Voice of Experience: Lisa Hamblet, Staples

Lisa Hamblet
VP, Business-to-Business E-commerce
Staples
Framingham, Mass.
www.staples.com

Manager’s Profile: Prior to joining $10.7 billion Staples in 1990, Hamblet was a financial analyst at computer hardware company Data General. She has a BBA from the University of Massachusetts and an MBA from Bentley College.

Her Responsibility: Hamblet sets strategy for stapleslink.com, a business-to-business Web site where medium and large size companies buy office supplies online from Staples.

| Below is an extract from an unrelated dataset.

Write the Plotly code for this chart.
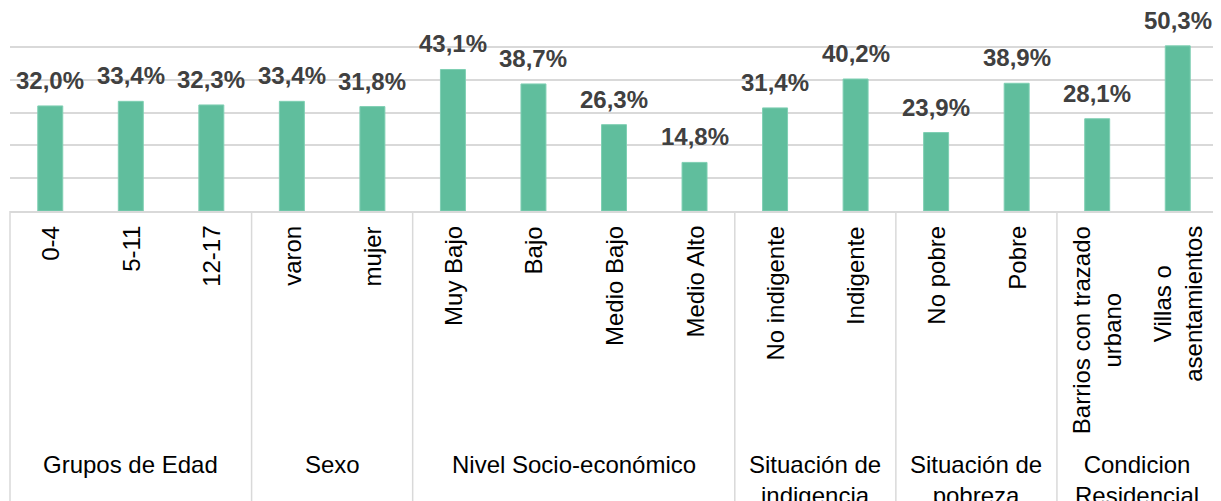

Her Big Push: Staples wants companies to consolidate the purchase of paper clips, printer ink, and the like at stapleslink.com. By collapsing purchasing into a single Web-based system, companies can more easily buy in bulk and save money. Traditionally, many companies buy office supplies department by department, from different suppliers, using all manner of methods—phone, fax, mail, Internet.

Technology Details: Staples built the site largely in-house two years ago, but can connect with companies that use various online procurement applications, including software from Ariba and Commerce One. So far, 140 firms have signed up to use stapleslink.com.

Her Advice: Insist that your company’s top managers require purchasing staff to use the centralized online system for buying equipment and supplies. Return on investment doesn’t happen when people continue to buy the old way from old suppliers.

Her Wish: Standards.

Why Standards are Important: Electronic data interchange (EDI) applications, the precursors to online procurement, relied on strict standards for, say, data definitions and transmission protocols. That meant buyers and sellers could communicate easily. “But when these new applications came out, vendors were actually customizing individual fields for each customer,” Hamblet says. That has stopped, but there are still no formal standards, she says, which is slowing e-procurement adoption.